SB: In This World and Others Like It an iconic image of the first moon landing is used, marking an exploration into an unknown void as a part of a collective sub-reality. What is your interest in using imagery that has been widely distributed and seen rather than electing to use images that weren’t distributed in such a capacity?
DN: In that case, I was interested in properly recontextualizing the image to fit into the 21st century. I did not see Apollo 11 occur first hand – I only have access to the experience due to NASA putting their archives online. So I rephotographed Buzz Aldrin on the moon on my computer screen as a way to bring the image into the 21st century. The choice to use a famous image over a lesser known image helps this goal. The grid of pixels is embedded in the surface of the image. With such a well known image, we have clear expectations of what we will find when we look closely. These are broken when we realize the image has been filtered through the pixels of a computer screen.
SB: After having massive success with This World and Others Like, including winning the coveted Aperture Portfolio Prize, what are your plans for the near and distant future?

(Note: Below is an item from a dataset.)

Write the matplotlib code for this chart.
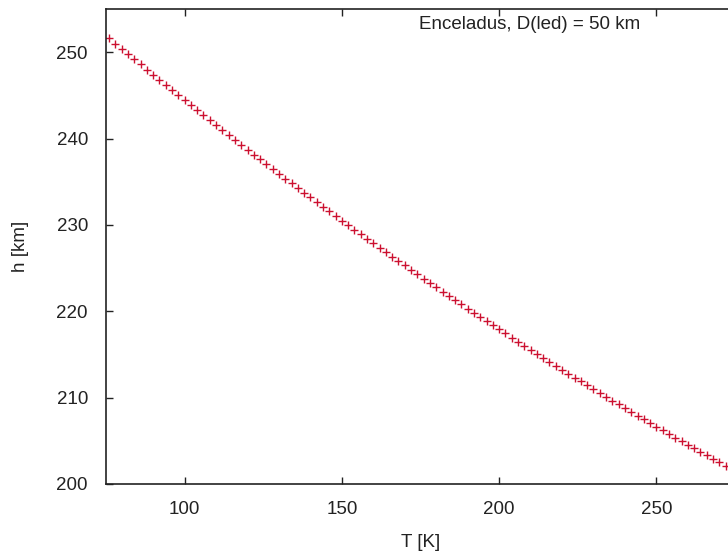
import matplotlib
matplotlib.use("Agg")
import matplotlib.pyplot as plt

# Temperature T [K] (step 2 K) and thickness h [km]
T_start = 76
T_step = 2
h_values = [
    251.60, 250.99, 250.38, 249.78, 249.18, 248.58, 247.98, 247.38, 246.79, 246.20,
    245.61, 245.02, 244.43, 243.85, 243.27, 242.69, 242.11, 241.54, 240.97, 240.40,
    239.83, 239.26, 238.70, 238.14, 237.58, 237.02, 236.46, 235.91, 235.36, 234.81,
    234.26, 233.72, 233.18, 232.64, 232.10, 231.56, 231.03, 230.50, 229.97, 229.44,
    228.92, 228.39, 227.87, 227.35, 226.84, 226.32, 225.81, 225.30, 224.79, 224.28,
    223.78, 223.28, 222.78, 222.28, 221.79, 221.29, 220.80, 220.31, 219.83, 219.34,
    218.86, 218.38, 217.90, 217.43, 216.95, 216.48, 216.01, 215.54, 215.08, 214.61,
    214.15, 213.69, 213.24, 212.78, 212.33, 211.88, 211.43, 210.99, 210.54, 210.10,
    209.66, 209.22, 208.79, 208.36, 207.92, 207.50, 207.07, 206.64, 206.22, 205.80,
    205.38, 204.97, 204.55, 204.14, 203.73, 203.33, 202.92, 202.52, 202.12, 201.72,
]
T_values = [T_start + T_step * i for i in range(len(h_values))]

x_ticks = [100, 150, 200, 250]
y_ticks = [200, 210, 220, 230, 240, 250]
title_text = "Enceladus, D(led) = 50 km"
x_label = "T [K]"
y_label = "h [km]"

plt.rcParams['font.family'] = ['Liberation Sans', 'DejaVu Sans']

fig = plt.figure(figsize=(7.28, 5.58), dpi=100)
W, H = 728, 558
left, right, top, bottom = 106, 735, 9, 484
ax = fig.add_axes([left / W, 1 - bottom / H, (right - left) / W, (bottom - top) / H])

ax.plot(T_values, h_values, linestyle='none', marker='+', markersize=6,
        markeredgewidth=1.0, color='#cc1030', clip_on=True)

ax.set_xlim(75, 275)
ax.set_ylim(200, 255)
ax.set_xticks(x_ticks)
ax.set_yticks(y_ticks)

axis_color = '#222222'
fs = 13.5
for s in ax.spines.values():
    s.set_color(axis_color)
    s.set_linewidth(1.2)
ax.tick_params(direction='in', length=5, width=1.0, color=axis_color,
               top=True, right=True, labelsize=fs, labelcolor='#222222')
ax.tick_params(axis='x', pad=12)
ax.tick_params(axis='y', pad=13)

ax.set_xlabel(x_label, fontsize=fs, color='#222222', labelpad=12)
ax.set_ylabel(y_label, fontsize=fs, color='#222222', labelpad=20)

ax.text(0.674, 0.967, title_text, transform=ax.transAxes, ha='center', va='center',
        fontsize=fs, color='#222222')

fig.savefig("out.png", dpi=100)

DN: I plan to keep kicking the ball down the road! I am working on exhibiting the work more, giving more lectures, and sharing the book with anyone interested. Especially lectures – I have to admit, I am a huge fan of public speaking. I will also definitely continue to grow and improve Standard Cameras. It’s such a blast to work every day building affordable cameras, but as the company grows I am working on producing more educational content and products for the community to utilize. Of course, I also hope to share my new work with the world very soon. We’ll see when though – my new projects aren’t quite ready to see the light of day yet.